As the CU Daily reported here, the bipartisan Advancing Financial Opportunities through Revitalizing and Developing CDFIs (AFFORD) Act, introduced by Sens. Steve Daines (R-MT) and Mark Warner (D-VA), already has nearly 30 additional Senate co-sponsors.

CU Strategic Planning noted the legislation incorporates elements from several previously introduced bills, and of “significant importance to CDFI credit unions is the CDFI Fund Transparency Act (S. 2704), which requires the Secretary of the Treasury to testify annually before the Senate Banking and House Financial Services Committees on CDFI Fund operations.”
‘Greater Transparency’
“The provisions of the bill that require the Secretary of the Treasury to testify annually before Congress both create greater transparency and allow the CDFI Fund to better communicate how CDFIs have a powerful impact on their communities,” CU Strategic Planning President Stacy Augustine said in a statement.
Added Mike Beall, CU Strategic Planning’s chief experience officer, in a statement, “The AFFORD Act makes it a priority that the CDFI Fund report to Congress annually and testify before Congress on how the CDFI Fund is implementing the programs that are founded in statute. We welcome this action and look forward to conversations on how the program is operating and to develop ways for it to accomplish even more with the funds it has be appropriated.

“We urge Congress to be aware of the regulatory burdens being created by the CDFI recertification process that create an environment where credit union lose or walk away from the CDFI certification,” Beall added.

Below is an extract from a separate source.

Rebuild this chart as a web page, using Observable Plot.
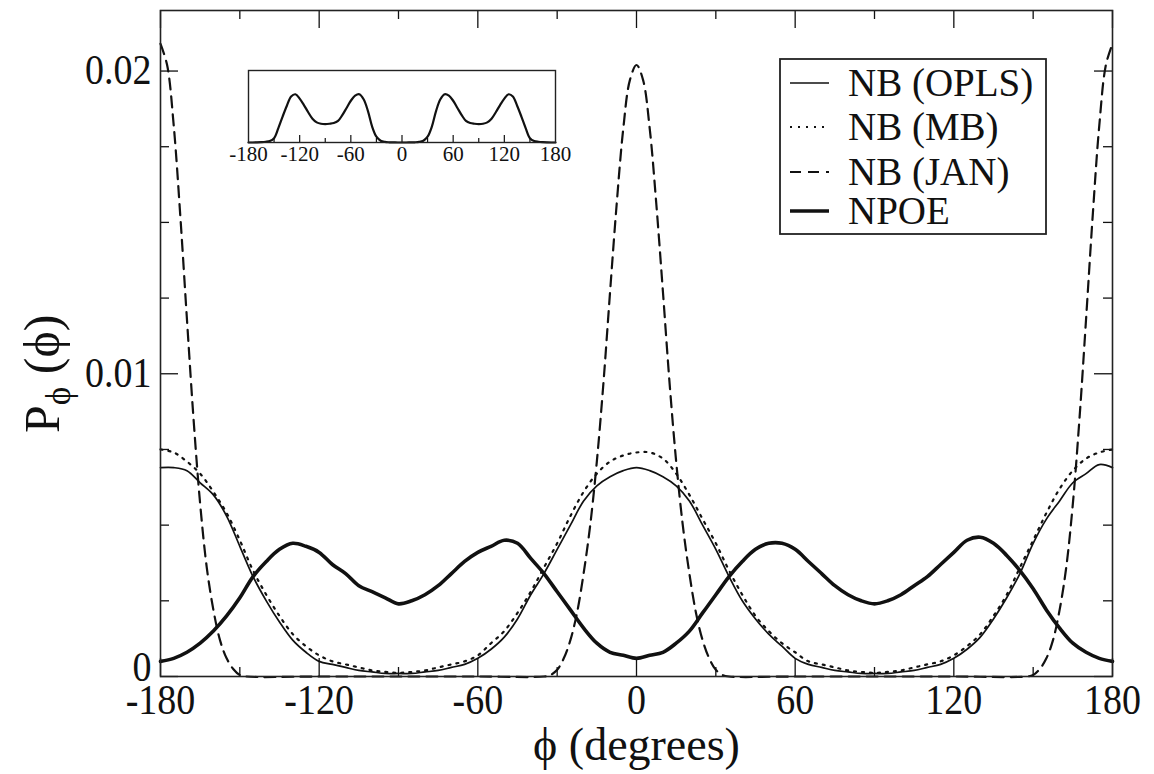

Requirement Should be Reviewed
Bell noted that CDFIs are currently required to make 60% of the number of loans and 60% of the dollar amount of loans in their target market area, and said he believes the requirement should be reviewed, “to eliminate unintended consequences that may see the number of credit union CDFIs fall sharply in 2026.
“It is possible for a credit union CDFI to lend more than 70% of the total number of loans to its target market of Low-Income Targeted Populations and Investment Areas and still not qualify as a CDFI because of the dollar-size of loans to a minority of members who are not in the target market,” Beall added.